‘Care workers should be paid more than minimum wage’

A new report from the Resolution Foundation calls for care workers to be paid £2 an hour more than the minimum wage to address staff shortages and safety issues.

health carer - smiling nurse with older woman sitting down

 

All care workers should be offered a minimum wage which is £2 higher per hour than the national minimum in order to reduce the risk of unlawful minimum wage underpayment among domiciliary care workers and address chronic staffing issues, according to a Resolution Foundation report.

The report says doing so would require state spending on social care to increase by 8 per cent with part of this increase returning to the government via higher tax receipts and lower benefit spending.

It finds that currently median hourly pay among frontline care workers is falling in relation to other low-paid jobs. It stood at £10.90 in April 2022, well below the economy-wide average of £14.47 and less than rates offered in low-paid jobs in offices, call centres, transport and nursing assistants in the public sector. Moreover, the pay ‘premium’ that social care workers have historically commanded relative to other low-paid jobs has almost vanished, says the report. Meanwhile, domiciliary workers face a high risk of being paid less than the minimum wage once their travel time is taken into account.

The report says the feminised nature of the job, the lack of other options for those with caring responsibilities, plus the commitment to the care vocation, are what keep many still in their jobs despite low pay, staff shortages and stressful conditions – 19 per cent of frontline care workers being mums and a third living within two kilometres of their work, significantly higher than for many other jobs.

Although the report finds that working in social care has many benefits compared to other low-paid jobs, such as the human element and the fact that the work is high-skilled and high-responsibility with a significant amount of autonomy, low pay and staffing shortages have made it less attractive in recent years.  More than one in 10 posts was vacant in 2021/22  and this has knock on effects on workload and safety. In 1992, 59 per cent of social care workers said they worked under a high degree of tension; by 2017, that had risen to 68 per cent, 14 percentage points higher than those in other low-paid jobs. This is likely to have got a lot worse since the pandemic.
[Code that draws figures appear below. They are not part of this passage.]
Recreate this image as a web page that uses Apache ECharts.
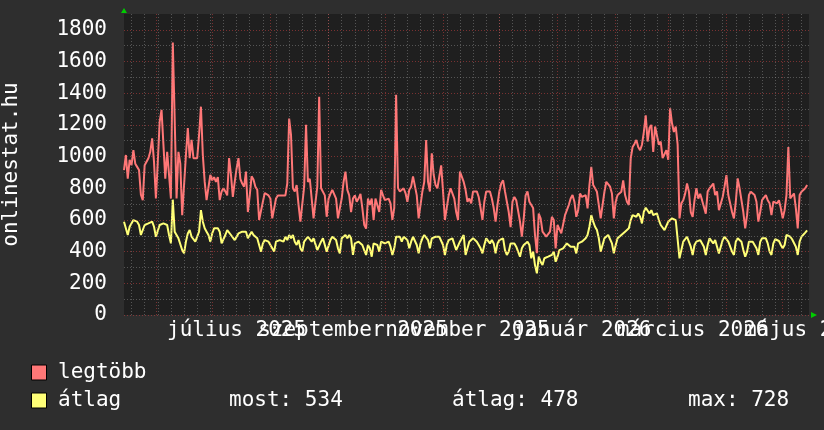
<!DOCTYPE html>
<html><head><meta charset="utf-8">
<script src="https://cdn.jsdelivr.net/npm/echarts/dist/echarts.min.js"></script>
<style>html,body{margin:0;padding:0;background:#2e2e2e;}#c{width:824px;height:430px;}</style>
</head><body><div id="c"></div>
<script>
// ---- data (daily values from 2025-05-15) ----
const seriesStart = '2025-05-15';
const axisStart = '2025-05-15';
const axisEnd = '2026-05-15';
const legtobb = [
915,1010,860,980,945,1040,955,935,915,760,
725,945,935,990,1030,1115,965,735,965,1220,
1295,1305,860,1030,885,735,1720,1240,735,1030,
955,630,620,1010,1180,990,1105,990,980,990,
1135,1315,1010,840,725,735,885,850,870,840,
870,725,780,800,780,755,990,885,745,840,
925,990,860,830,810,905,650,755,875,855,
810,790,600,590,715,770,780,755,735,610,
620,735,755,745,755,755,755,830,1240,1135,
800,780,820,695,590,600,810,1200,840,860,
860,610,610,810,1377,800,810,755,620,735,
765,790,780,735,610,610,735,840,905,790,
755,650,735,755,715,735,765,675,570,545,
735,695,735,600,735,725,650,790,755,725,
735,735,705,600,675,1390,800,780,790,800,
770,715,790,810,875,885,755,610,610,780,
840,1105,840,780,1020,885,820,800,790,945,
780,600,600,755,800,810,735,650,600,905,
895,840,790,715,735,705,780,780,780,745,
675,600,715,780,790,780,735,675,590,695,
780,830,850,780,715,650,555,715,745,725,
735,590,495,610,755,780,715,705,675,505,
390,640,610,526,515,495,484,526,620,600,
420,568,557,515,505,630,662,694,736,757,
715,620,662,767,745,757,757,673,820,935,
820,800,778,778,610,610,778,841,830,810,
767,610,715,757,767,778,850,757,715,694,
988,1060,1080,1105,1060,1040,1075,1155,1260,1095,
1180,1200,1030,1190,1200,1075,1095,990,980,1040,
980,1305,1210,1155,1190,1075,610,705,725,765,
830,780,650,620,725,800,735,765,725,715,
640,780,800,810,830,757,780,662,673,745,
810,883,757,767,650,610,715,862,800,790,
650,547,630,757,778,767,757,715,590,650,
725,736,757,725,705,631,715,715,705,725,
673,610,662,757,1060,736,745,767,673,547,
757,778,790,800,820
];
const atlag = [
589,578,505,557,557,599,589,589,568,505,
494,568,578,578,578,589,557,494,494,568,
568,578,568,568,505,452,728,526,515,484,
473,410,389,463,515,536,494,505,463,452,
526,662,589,547,526,505,463,515,547,536,
547,526,452,452,505,536,526,505,505,473,
484,515,515,526,515,526,484,494,526,505,
494,484,442,400,452,473,473,463,473,421,
400,463,473,473,484,463,494,473,505,484,
505,463,442,473,421,400,463,473,494,484,
463,484,473,410,400,463,484,494,400,389,
473,494,484,473,421,389,484,494,505,484,
505,484,379,452,463,463,452,442,410,379,
442,421,368,452,463,442,400,463,452,452,
452,463,431,379,421,494,505,494,463,494,
505,473,421,463,494,505,442,389,452,484,
505,494,473,421,484,494,494,484,494,484,
442,379,442,473,463,484,473,410,410,463,
484,505,379,368,463,463,484,473,463,442,
421,389,442,484,473,452,473,452,389,452,
473,463,484,410,379,400,452,442,452,431,
400,368,421,442,452,463,442,358,400,315,
263,368,336,315,358,347,368,379,379,400,
336,368,410,410,421,431,452,442,431,431,
431,389,452,452,463,473,484,505,557,631,
589,557,536,484,400,400,484,494,505,494,
452,389,442,484,494,505,505,526,515,547,
599,631,631,620,641,620,578,652,677,673,
641,662,631,631,641,599,568,568,536,547,
589,599,610,599,599,599,358,368,463,463,
494,484,431,379,442,463,473,473,463,431,
379,442,484,473,452,473,431,389,400,473,
494,484,463,431,400,379,463,484,473,463,
410,368,400,463,473,463,473,421,379,463,
484,484,484,452,400,379,452,478,473,467,
442,421,442,505,505,494,478,473,431,379,
463,494,505,520,534
];
const monthStarts = ['2025-06-01','2025-07-01','2025-08-01','2025-09-01','2025-10-01','2025-11-01',
  '2025-12-01','2026-01-01','2026-02-01','2026-03-01','2026-04-01','2026-05-01'];
const firstMonday = '2025-05-19';
const xLabelMonths = ['2025-07-01','2025-09-01','2025-11-01','2026-01-01','2026-03-01','2026-05-01'];
const xLabelTexts = ['július 2025','szeptember 2025','november 2025','január 2026','március 2026','május 2026'];
const yMax = 1900;
const yLabelStep = 200;
const yMinorStep = 100;
const seriesNames = ['legtöbb','átlag'];
const seriesColors = ['#ff7777','#ffff77'];
const yTitle = 'onlinestat.hu';
const statMost = 534, statAtlag = 478, statMax = 728;

// ---- helpers ----
const DAY = 86400000;
const ts = s => Date.parse(s + 'T00:00:00Z');
const t0 = ts(seriesStart);
const toPairs = arr => arr.map((v, i) => [t0 + i * DAY, v]);
const FONT = '"DejaVu Sans Mono", monospace';

const gridLines = [];
const minorCol = 'rgba(150,150,150,0.45)';
const majorCol = 'rgba(230,70,70,0.45)';
for (let t = ts(firstMonday); t < ts(axisEnd); t += 7 * DAY) {
  gridLines.push({xAxis: t, lineStyle: {color: minorCol, type: [1, 2], width: 1}});
}
monthStarts.forEach(m => gridLines.push({xAxis: ts(m), lineStyle: {color: majorCol, type: [1, 2], width: 1}}));
for (let v = yMinorStep; v < yMax; v += yLabelStep) {
  gridLines.push({yAxis: v, lineStyle: {color: minorCol, type: [1, 2], width: 1}});
}
for (let v = 0; v < yMax; v += yLabelStep) {
  gridLines.push({yAxis: v, lineStyle: {color: majorCol, type: [1, 2], width: 1}});
}

const chart = echarts.init(document.getElementById('c'), null, {renderer: 'canvas'});
chart.setOption({
  backgroundColor: '#2e2e2e',
  animation: false,
  grid: {left: 124, right: 15, top: 14, bottom: 115, show: true, backgroundColor: '#1f1f1f', borderWidth: 0, outerBoundsMode: 'none', containLabel: false},
  xAxis: {type: 'time', min: ts(axisStart), max: ts(axisEnd), axisLabel: {show: false}, axisTick: {show: false},
    axisLine: {show: false}, splitLine: {show: false}},
  yAxis: {type: 'value', min: 0, max: yMax, interval: yLabelStep,
    axisLabel: {color: '#ffffff', fontFamily: FONT, fontSize: 21, margin: 17, showMaxLabel: false,
      formatter: v => (v % yLabelStep === 0 && v < yMax) ? String(v) : ''},
    axisTick: {show: false}, axisLine: {show: false}, splitLine: {show: false}},
  series: [
    {type: 'line', name: 'grid', data: [], silent: true, z: 1,
      markLine: {silent: true, symbol: 'none', label: {show: false}, animation: false, data: gridLines}},
    {type: 'line', name: seriesNames[0], data: toPairs(legtobb), showSymbol: false, z: 3,
      lineStyle: {color: seriesColors[0], width: 2}, itemStyle: {color: seriesColors[0]}},
    {type: 'line', name: seriesNames[1], data: toPairs(atlag), showSymbol: false, z: 4,
      lineStyle: {color: seriesColors[1], width: 2}, itemStyle: {color: seriesColors[1]}}
  ]
});

const px = (t, v) => chart.convertToPixel({gridIndex: 0}, [t, v]);
const graphics = [];
xLabelMonths.forEach((m, i) => {
  const p = px(ts(m) + 13 * DAY, 0);
  graphics.push({type: 'text', x: p[0], y: p[1] + 16, z: 10,
    style: {text: xLabelTexts[i], fill: '#ffffff', font: '21px ' + FONT, align: 'center', verticalAlign: 'middle'}});
});
const topLeft = px(ts(axisStart), yMax);
const botRight = px(ts(axisEnd), 0);
graphics.push({type: 'polygon', z: 10, shape: {points: [[topLeft[0] - 3, topLeft[1] - 1], [topLeft[0] + 3, topLeft[1] - 1], [topLeft[0], topLeft[1] - 6]]}, style: {fill: '#00cc00'}});
graphics.push({type: 'polygon', z: 10, shape: {points: [[botRight[0] + 2, botRight[1] - 3], [botRight[0] + 2, botRight[1] + 3], [botRight[0] + 8, botRight[1]]]}, style: {fill: '#00cc00'}});
const midY = (topLeft[1] + botRight[1]) / 2;
graphics.push({type: 'text', x: 12, y: midY, rotation: Math.PI / 2, z: 10,
  style: {text: yTitle, fill: '#ffffff', font: '21px ' + FONT, align: 'center', verticalAlign: 'middle'}});
// legend
const legendRows = [373, 401];
seriesNames.forEach((n, i) => {
  graphics.push({type: 'rect', z: 10, shape: {x: 31.5, y: legendRows[i] - 8, width: 15, height: 15},
    style: {fill: seriesColors[i], stroke: '#000000', lineWidth: 1}});
  graphics.push({type: 'text', z: 10, x: 58, y: legendRows[i],
    style: {text: n, fill: '#ffffff', font: '21px ' + FONT, align: 'left', verticalAlign: 'middle'}});
});
[['most: ' + statMost, 229], ['átlag: ' + statAtlag, 452], ['max: ' + statMax, 688]].forEach(s => {
  graphics.push({type: 'text', z: 10, x: s[1], y: legendRows[1],
    style: {text: s[0], fill: '#ffffff', font: '21px ' + FONT, align: 'left', verticalAlign: 'middle'}});
});
chart.setOption({graphic: graphics});
</script></body></html>
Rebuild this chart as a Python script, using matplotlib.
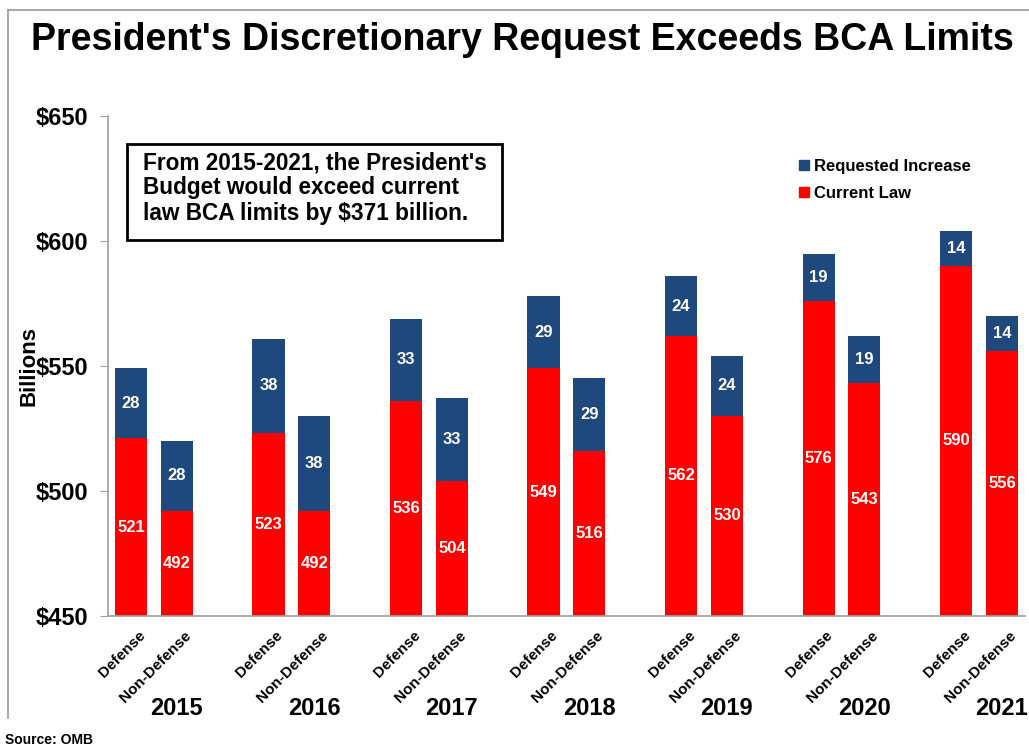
import numpy as np
import matplotlib.pyplot as plt
import matplotlib.transforms as mtransforms
from matplotlib.lines import Line2D
from matplotlib.patches import Rectangle

plt.rcParams['font.family'] = ['Liberation Sans', 'DejaVu Sans']
plt.rcParams['font.weight'] = 'bold'

years = ['2015', '2016', '2017', '2018', '2019', '2020', '2021']
def_current = [521, 523, 536, 549, 562, 576, 590]
def_increase = [28, 38, 33, 29, 24, 19, 14]
nondef_current = [492, 492, 504, 516, 530, 543, 556]
nondef_increase = [28, 38, 33, 29, 24, 19, 14]

red = '#FF0000'
blue = '#1F497D'
ymin, ymax = 450, 650

fig = plt.figure(figsize=(10.29, 7.5), dpi=100)
ax = fig.add_axes([0.105, 0.179, 0.891, 0.666])

idx = np.arange(len(years))
x_def = idx * 3
x_non = idx * 3 + 1
w = 0.7

for xs, cur, inc in [(x_def, def_current, def_increase),
                     (x_non, nondef_current, nondef_increase)]:
    ax.bar(xs, cur, width=w, color=red, zorder=2)
    ax.bar(xs, inc, width=w, bottom=cur, color=blue, zorder=2)
    for x, c, i in zip(xs, cur, inc):
        ax.text(x, (ymin + c) / 2, str(c), ha='center', va='center',
                color='white', fontsize=12, fontweight='bold')
        ax.text(x, c + i / 2, str(i), ha='center', va='center',
                color='white', fontsize=12, fontweight='bold')

ax.set_xlim(-0.5, 19.5)
ax.set_ylim(ymin, ymax)
ax.set_yticks([450, 500, 550, 600, 650])
ax.set_yticklabels(['$%d' % v for v in [450, 500, 550, 600, 650]],
                   fontsize=17, fontweight='bold')
ax.tick_params(axis='y', length=6, color='#A0A0A0', pad=8)

xt = np.ravel(np.column_stack([x_def, x_non]))
ax.set_xticks(xt)
ax.set_xticklabels(['Defense', 'Non-Defense'] * len(years), rotation=45,
                   ha='right', rotation_mode='anchor', fontsize=11,
                   fontweight='bold')
ax.tick_params(axis='x', length=0, pad=9)
shift = mtransforms.ScaledTranslation(7 / 100, 0, fig.dpi_scale_trans)
for lbl in ax.get_xticklabels():
    lbl.set_transform(lbl.get_transform() + shift)

for s in ['top', 'right']:
    ax.spines[s].set_visible(False)
for s in ['left', 'bottom']:
    ax.spines[s].set_color('#A0A0A0')
    ax.spines[s].set_linewidth(1.2)

ax.set_ylabel('Billions', fontsize=16, fontweight='bold')
ax.yaxis.set_label_coords(-0.075, 0.5)

for x, y in zip(x_non, years):
    ax.text(x, -0.185, y, transform=ax.get_xaxis_transform(),
            ha='center', va='center', fontsize=17, fontweight='bold')

# note box
ax.add_patch(Rectangle((0.0207, 0.752), 0.409, 0.192, transform=ax.transAxes,
                       facecolor='white', edgecolor='black', linewidth=2,
                       zorder=3))
ax.text(0.038, 0.93,
        "From 2015-2021, the President's\nBudget would exceed current\nlaw BCA limits by \\$371 billion.",
        transform=ax.transAxes, ha='left', va='top', fontsize=16.3,
        fontweight='bold', linespacing=1.12, zorder=4)

handles = [Line2D([], [], marker='s', color=blue, linestyle='none', markersize=7),
           Line2D([], [], marker='s', color=red, linestyle='none', markersize=7)]
ax.legend(handles, ['Requested Increase', 'Current Law'], loc='upper left',
          bbox_to_anchor=(0.734, 0.945), frameon=False, fontsize=12,
          handletextpad=0.05, labelspacing=0.75, handlelength=1.0)

fig.text(0.508, 0.947, "President's Discretionary Request Exceeds BCA Limits",
         ha='center', va='center', fontsize=27, fontweight='bold')
fig.text(0.005, 0.013, 'Source: OMB', ha='left', va='center', fontsize=10,
         fontweight='bold')

# frame around the slide area
fig.add_artist(Line2D([0.008, 1.0], [0.987, 0.987], color='#999999', lw=1.2))
fig.add_artist(Line2D([0.008, 0.008], [0.987, 0.043], color='#999999', lw=1.2))

fig.savefig('out.png', dpi=100)
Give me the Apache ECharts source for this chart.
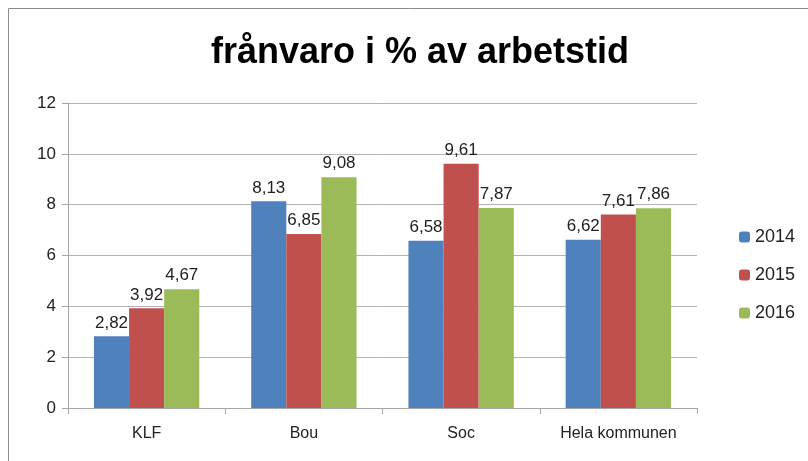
<!DOCTYPE html>
<html>
<head>
<meta charset="utf-8">
<script src="https://cdn.jsdelivr.net/npm/echarts@6/dist/echarts.min.js"></script>
<style>
  html, body { margin: 0; padding: 0; background: #fff; }
  #chart { width: 808px; height: 461px; }
</style>
</head>
<body>
<div id="chart"></div>
<script>
const categories = ['KLF', 'Bou', 'Soc', 'Hela kommunen']
const years = ['2014', '2015', '2016']
const values2014 = [2.82, 8.13, 6.58, 6.62]
const values2015 = [3.92, 6.85, 9.61, 7.61]
const values2016 = [4.67, 9.08, 7.87, 7.86]
const colors = ['#4F81BD', '#C0504D', '#9BBB59']
const yTicks = { min: 0, max: 12, interval: 2 }

const font = "'Liberation Sans', sans-serif"
const seriesValues = [values2014, values2015, values2016]

const chart = echarts.init(document.getElementById('chart'))
chart.setOption({
  animation: false,
  textStyle: { fontFamily: font },
  graphic: [{
    type: 'rect',
    shape: { x: 8.5, y: 8.5, width: 900, height: 600 },
    style: { fill: 'none', stroke: '#8c8c8c', lineWidth: 1 }
  }],
  title: {
    text: 'frånvaro i % av arbetstid',
    left: 415,
    top: 30,
    textAlign: 'center',
    textStyle: { fontFamily: font, fontWeight: 'bold', fontSize: 36, color: '#000' }
  },
  legend: {
    orient: 'vertical',
    left: 734,
    top: 223,
    itemWidth: 11,
    itemHeight: 11,
    itemGap: 20,
    textStyle: { fontFamily: font, fontSize: 18, color: '#222' },
    data: years
  },
  grid: { left: 68, right: 111, top: 103, bottom: 53 },
  xAxis: {
    type: 'category',
    data: categories,
    axisLine: { lineStyle: { color: '#a6a6a6' } },
    axisTick: { show: true, length: 6, lineStyle: { color: '#a6a6a6' } },
    axisLabel: { interval: 0, fontFamily: font, fontSize: 16, color: '#222', margin: 18 }
  },
  yAxis: {
    type: 'value',
    min: yTicks.min,
    max: yTicks.max,
    interval: yTicks.interval,
    axisLine: { show: true, lineStyle: { color: '#a6a6a6' } },
    axisTick: { show: true, length: 6, lineStyle: { color: '#a6a6a6' } },
    splitLine: { lineStyle: { color: '#b3b3b3' } },
    axisLabel: { fontFamily: font, fontSize: 17, color: '#222', margin: 12 }
  },
  series: years.map((y, i) => ({
    name: y,
    type: 'bar',
    data: seriesValues[i],
    barGap: '0%',
    barCategoryGap: '33%',
    itemStyle: { color: colors[i] },
    label: {
      show: true,
      position: 'top',
      distance: 5,
      fontFamily: font,
      fontSize: 17,
      color: '#222',
      formatter: p => p.value.toFixed(2).replace('.', ',')
    }
  }))
})
</script>
</body>
</html>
In addition to higher pay, the report calls for employers to be required to keep records of travel time for domiciliary carers so they can flag issues, and to enforcement agencies on request to ensure minimum wage underpayment is properly identified and sanctioned. And it says that, where personal assistants are fully or part-funded by the state through direct payments, the state’s support with care costs should come with the quid pro quo that such workers are offered a contract and a minimum set of employment standards.


Comments [2]

  • J says:

    Hi I work as a senior clinical hca and get less per hr than a domiciliary carer. I am wondering (as no one gives you a straight answer. ) why these clinical packages get less than domiciliary. As we are told by our office.